O ograbienie ciała Przewoźnika, sekretarza Rady Ochrony Pamięci Walki i Męczeństwa, oskarżono Siergieja Syrowa, Artura Pankratowa, Jurija Sankowa i Igora Pustowara. Byli oni wśród żołnierzy skierowanych do ochrony miejsca wypadku.
"Niedaleko od miejsca upadku Tu-154 Syrow znalazł torbę z portfelem, z którego ukradł karty bankowe należące do sekretarza ROPWiM Andrzeja Przewoźnika. Znajdowały się na nich środki na sumę 379 tys. rubli (około 12,5 tys. dolarów - red.)" - podał GWZŚKŚ. Według GWZŚKŚ Syrow znalazł też w portfelu Przewoźnika kartkę papieru, na której były zapisane numery PIN do kart bankowych. "Po powrocie do jednostki Syrow poinformował o znalezisku Pankratowa, Sankowa i Pustowara. Zaproponował im również pobranie pieniędzy z kart, na co ci się zgodzili" - przekazał GWZŚKŚ. "Samowolnie opuściwszy jednostkę, udali się do Smoleńska, gdzie podjęli próbę pobrania z kart wszystkich znajdujących się na nich środków. Jednak w związku z ustalonym limitem wypłat gotówkowych udało im się pobrać jedynie 56 tys. rubli (około 1850 dol. - red.). Pieniądze te wydatkowali na własne potrzeby" - poinformował GWZŚKŚ. Postawiono im zarzuty "kradzieży dokonanej przez grupę osób w wyniku wcześniejszej zmowy" i "usiłowanie kradzieży cudzej własności o znacznej wartości".
Będą sądzeni też w Polsce?
Śledztwo w sprawie kradzieży kart wszczęto z inicjatywy strony rosyjskiej, a dopiero później strona polska zwróciła się z prośbą o sprawdzenie faktu użycia ich na terytorium Rosji.
Jak donosi RMF FM, warszawska prokuratura zapowiada kolejny wniosek do Rosjan po informacji o zakończeniu postępowania przeciwko żołnierzom.
Dopiero nadesłanie z Rosji dokumentów, między innymi aktu oskarżenia z uzasadnieniem, a także protokołów przesłuchań podejrzanych sprawi, że postępowanie - praktycznie zamrożone ponad 2 lata temu - zostanie wznowione.
Jak powiedział RMF FM Dariusz Ślepokura - rzecznik warszawskiej prokuratury - wtedy będzie możliwe przedstawienie zarzutów czterem żołnierzom.

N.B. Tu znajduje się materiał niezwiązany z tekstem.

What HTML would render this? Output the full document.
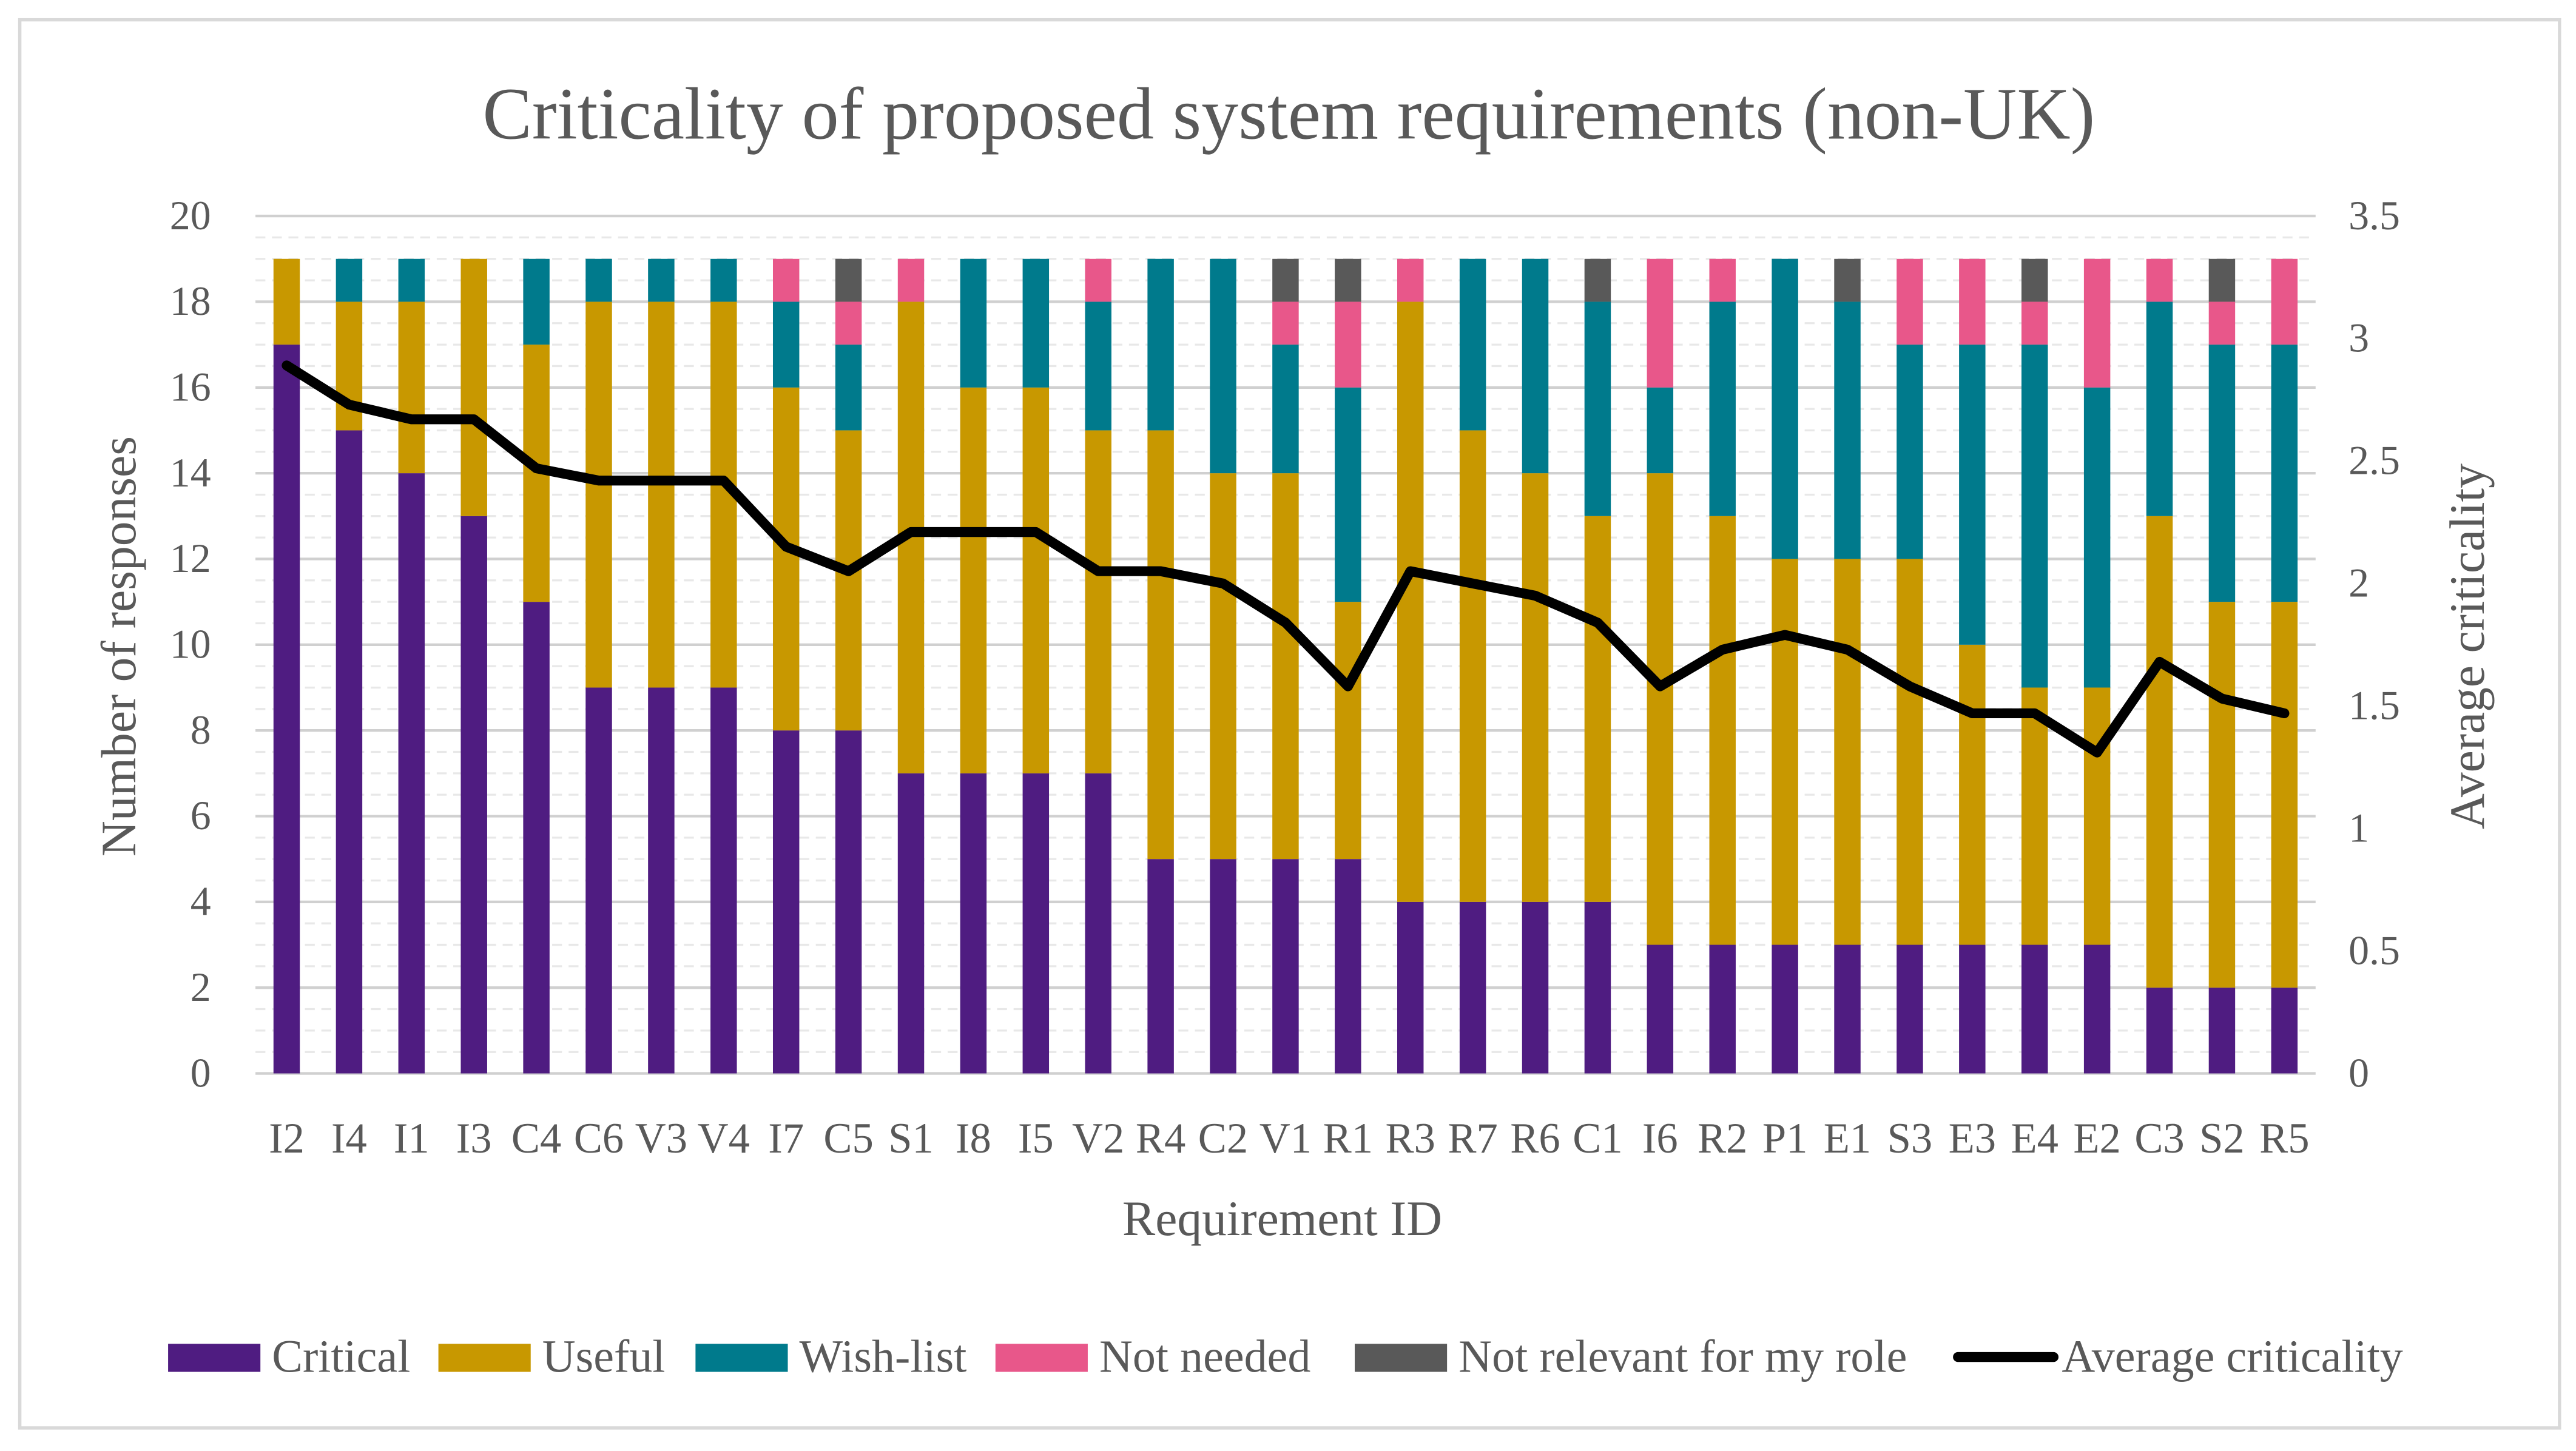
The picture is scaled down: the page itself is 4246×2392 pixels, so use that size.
<!DOCTYPE html>
<html><head><meta charset="utf-8"><style>
html,body{margin:0;padding:0;background:#fff;}
svg{display:block;}
text{font-family:"Liberation Serif",serif;fill:#595959;}
</style></head><body>
<svg id="chart" width="4246" height="2392" viewBox="0 0 1563 880" preserveAspectRatio="none" xmlns="http://www.w3.org/2000/svg">
<rect x="12" y="12" width="1541" height="854" fill="#fff" stroke="#d9d9d9" stroke-width="2"/>
<text x="782" y="84" font-size="45" text-anchor="middle">Criticality of proposed  system requirements (non-UK)</text>
<g id="grid"></g>
<g id="bars"></g>
<g id="line"></g>
<g id="axes"></g>
<text transform="translate(82,392) rotate(-90)" font-size="30" text-anchor="middle">Number of responses</text>
<text transform="translate(1507,392) rotate(-90)" font-size="30" text-anchor="middle">Average criticality</text>
<text x="778" y="749" font-size="30" text-anchor="middle">Requirement ID</text>
<g id="legend"></g>
</svg>
<script>
const categories=["I2","I4","I1","I3","C4","C6","V3","V4","I7","C5","S1","I8","I5","V2","R4","C2","V1","R1","R3","R7","R6","C1","I6","R2","P1","E1","S3","E3","E4","E2","C3","S2","R5"];
const critical=[17,15,14,13,11,9,9,9,8,8,7,7,7,7,5,5,5,5,4,4,4,4,3,3,3,3,3,3,3,3,2,2,2];
const useful=[2,3,4,6,6,9,9,9,8,7,11,9,9,8,10,9,9,6,14,11,10,9,11,10,9,9,9,7,6,6,11,9,9];
const wishList=[0,1,1,0,2,1,1,1,2,2,0,3,3,3,4,5,3,5,0,4,5,5,2,5,7,6,5,7,8,7,5,6,6];
const notNeeded=[0,0,0,0,0,0,0,0,1,1,1,0,0,1,0,0,1,2,1,0,0,0,3,1,0,0,2,2,1,3,1,1,2];
const notRelevant=[0,0,0,0,0,0,0,0,0,1,0,0,0,0,0,0,1,1,0,0,0,1,0,0,0,1,0,0,1,0,0,1,0];
const avgCriticality=[2.89,2.73,2.67,2.67,2.47,2.42,2.42,2.42,2.15,2.05,2.21,2.21,2.21,2.05,2.05,2.0,1.84,1.58,2.05,2.0,1.95,1.84,1.58,1.73,1.79,1.73,1.58,1.47,1.47,1.31,1.68,1.53,1.47];
const leftTicks=[0,2,4,6,8,10,12,14,16,18,20];
const rightTicks=["0","0.5","1","1.5","2","2.5","3","3.5"];

const NS="http://www.w3.org/2000/svg";
const X0=155,X1=1405,Y0=651,Y1=131;
const band=(X1-X0)/categories.length;
const xc=i=>X0+band*(i+0.5);
const y=v=>Y0-(v/20)*(Y0-Y1);
const y2=v=>Y0-(v/3.5)*(Y0-Y1);
function mk(tag,attrs,parent){const e=document.createElementNS(NS,tag);for(const k in attrs)e.setAttribute(k,attrs[k]);parent.appendChild(e);return e;}

const grid=document.getElementById('grid');
for(let v=0;v<=20;v+=0.5){
  const major=(v%2===0);
  const l=mk('line',{x1:X0,x2:X1,y1:y(v),y2:y(v),stroke:major?'#d0d0d0':'#e8e8e8','stroke-width':major?1.6:1.2},grid);
  if(!major)l.setAttribute('stroke-dasharray','6 4');
  
  
}

const series=[[critical,'#4f1c81','critical'],[useful,'#c89800','useful'],[wishList,'#007a8c','wish-list'],[notNeeded,'#e8578a','not-needed'],[notRelevant,'#595959','not-relevant']];
const bars=document.getElementById('bars');
const bw=16;
categories.forEach((c,i)=>{
  let base=0;
  series.forEach(([arr,col,nm])=>{
    const v=arr[i];
    if(v>0){
      const r=mk('rect',{x:xc(i)-bw/2,y:y(base+v),width:bw,height:y(base)-y(base+v),fill:col},bars);
      
      
    }
    base+=v;
  });
});

const lg=document.getElementById('line');
const pts=avgCriticality.map((v,i)=>xc(i)+','+y2(v)).join(' ');
const pl=mk('polyline',{points:pts,fill:'none',stroke:'#000','stroke-width':6,'stroke-linejoin':'round','stroke-linecap':'round'},lg);



const axes=document.getElementById('axes');
leftTicks.forEach(v=>{
  const t=mk('text',{x:128,y:y(v)+8,'font-size':25,'text-anchor':'end'},axes);
  t.textContent=v;
  
  
});
rightTicks.forEach(s=>{
  const t=mk('text',{x:1425,y:y2(parseFloat(s))+8,'font-size':25,'text-anchor':'start'},axes);
  t.textContent=s;
  
  
});
categories.forEach((c,i)=>{
  const t=mk('text',{x:xc(i),y:699,'font-size':26,'text-anchor':'middle'},axes);
  t.textContent=c;
  
  
});

const legend=document.getElementById('legend');
const legendItems=[['Critical','#4f1c81',102,'rect'],['Useful','#c89800',266,'rect'],['Wish-list','#007a8c',422,'rect'],['Not needed','#e8578a',604,'rect'],['Not relevant for my role','#595959',822,'rect'],['Average criticality','#000',1188,'line']];
legendItems.forEach(([label,col,x,kind])=>{
  let s;
  if(kind==='rect'){s=mk('rect',{x:x,y:815,width:56,height:17,fill:col},legend);}
  else{s=mk('line',{x1:x,x2:x+58,y1:823,y2:823,stroke:col,'stroke-width':6,'stroke-linecap':'round'},legend);}
  
  
  const t=mk('text',{x:x+63,y:832,'font-size':28},legend);
  t.textContent=label;
  
  
});
</script>
</body></html>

Prokurator zaznaczył, że śledztwo polskie i rosyjskie są niezależne. To oznaczam iż w Polsce możliwe jest także złożenie aktu oskarżenia do sądu. Nie ma natomiast szans, aby podejrzani trafili do polskiego więzienia. Rosja nie wydaje swych obywateli innym krajom - zauważa RMF FM.
Oskarżeni żołnierze
Trzej spośród oskarżonych byli wcześniej sądzeni w Rosji: Syrow - za grabież, Pankratow - za fałszowanie, przechowywanie, przewożenie lub puszczanie w obieg sfałszowanych pieniędzy lub papierów wartościowych oraz Sankow - za kradzież. Karany nie był tylko Pustowar. Rosyjskie media wyraziły zdumienie, że ludzie z takimi życiorysami pełnili służbę na lotnisku przyjmującym prezydenckie samoloty.
Wszyscy czterej zakończyli już służbę wojskową. Obecnie przebywają w miejscach swojego stałego zamieszkania w obwodach moskiewskim, kurskim i smoleńskim. Zastosowano wobec nich środek zapobiegawczy w postaci dozoru policyjnego.